The American Institute of CPAs told the Internal Revenue Service Oversight Board at a hearing Tuesday that the IRS needs to improve its correspondence audit program to lessen the burden on taxpayers.

“AICPA members are very familiar with the difficulties and challenges taxpayers have faced with correspondence examinations,” said Patricia Thompson, the chair of the AICPA Tax Executive Committee.

The AICPA is urging the IRS to fix several problems, including the excessive amount of time it takes for the IRS to resolve cases, the difficulties that taxpayers face when trying to contact the IRS about the status of their cases, and the numerous telephone inquiries made by taxpayers or their representatives that are not returned by the IRS.

The IRS employs correspondence audits to get more information from taxpayers about a few limited issues on the taxpayer’s return. Correspondence audits are generally narrower in scope than a traditional audit of a tax return and are generally conducted through written communications.

Thompson recommended that the IRS conduct an internal review to determine if the correct types of returns are being selected for review under the correspondence audit program. 

“Taxpayers are often requested to substantiate specific tax deductions like miscellaneous itemized deductions, state and local income taxes, and real estate taxes,” she said. “However, it appears that the IRS may be making this substantiation request to a large number of taxpayers who happen to be in an alternative minimum tax position, with these types of deductions having no impact on the taxpayer’s ultimate tax liability. The net result is a ‘no-change’ audit for the taxpayer and a waste of resources for the IRS. We suggest that the IRS create an additional ‘filter’ for its correspondence audit selection process to remove these types of case from the Service’s active case file.”

The IRS's upcoming CADE 2 customer account database upgrade could help speed up the processing, Thompson acknowledged.

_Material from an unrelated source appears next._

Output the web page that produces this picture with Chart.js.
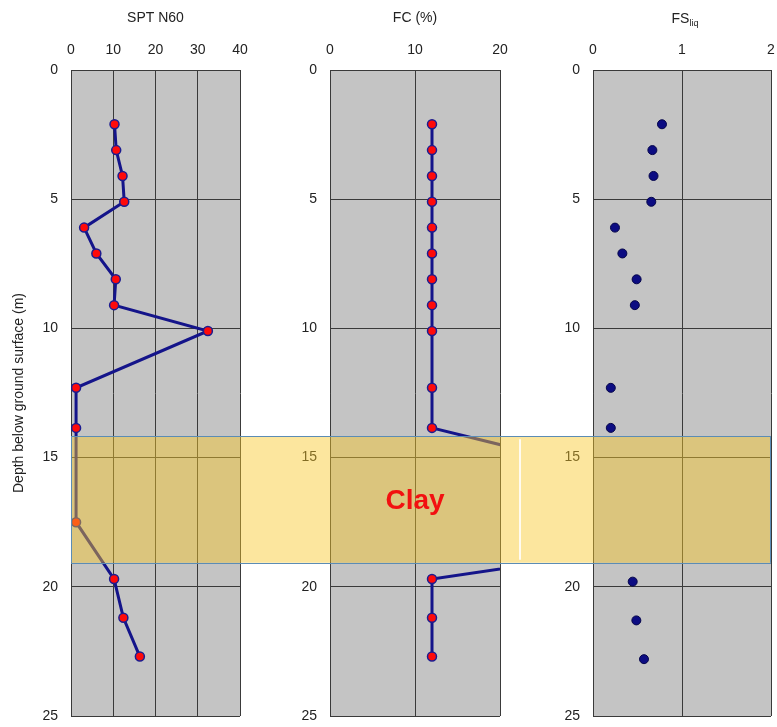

She noted that the AICPA supports concerns from the National Taxpayer Advocate and the Treasury Inspector General for Tax Administration about the linkage between improving taxpayer service and the ability of the Service to properly address taxpayer rights.  "We believe the IRS has made positive strides by improving its telephone customer service lines and the handling of taxpayer correspondence, but obviously further improvements are warranted," she added.